Had guests for dinner last night and we had a bottle of Californian Red wine , rocky trail i believe. ive had it sitting in the wine cellar for quite some months and to be honest from the look of the bottle i wasnt expecting much. however upon opening i was pleasantly surprised it was rich light and very fruity, went down a treat. so thanks California for a great bottle.


----------



## zamco17 (Mar 24, 2006)

Yeah cali definitely knows how to make good wine.
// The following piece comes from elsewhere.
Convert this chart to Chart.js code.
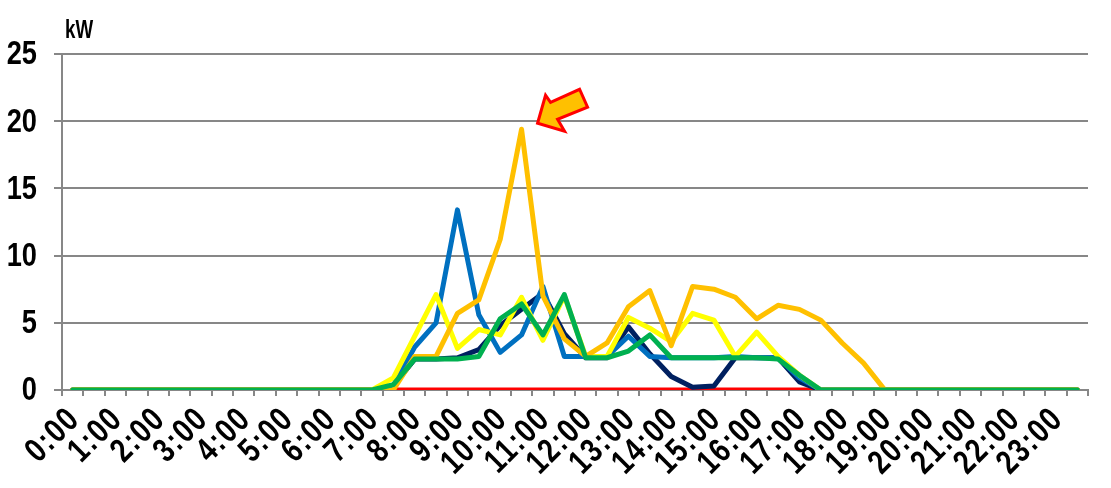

God bless em


----------



## caskwith (Apr 10, 2006)

I couldnt believe how light and fruity it was for a Cabernet Sauvignon, the french cabs im used to are usually much heavier and richer than this. it was a refreshing change the sort of wine that i would enjoy maybe lightly chilled on a warm summer afternoon in the garden with a nice mild cigar.


----------



## (909) (Jul 27, 2004)

You're welcome, please continue to enjoy our fine products!


----------



## (909) (Jul 27, 2004)

Seriously though, I've never heard of Rocky Trail Cab. Where in Calif does it come from? We have many regions that grow and produce cabs all with different flavor profiles.


----------



## caskwith (Apr 10, 2006)

Its probably produced for the european market, or its bottled under another name in the US. im afraid i dont know where it came from as i threw the bottle away. 

Certainly very good though.


----------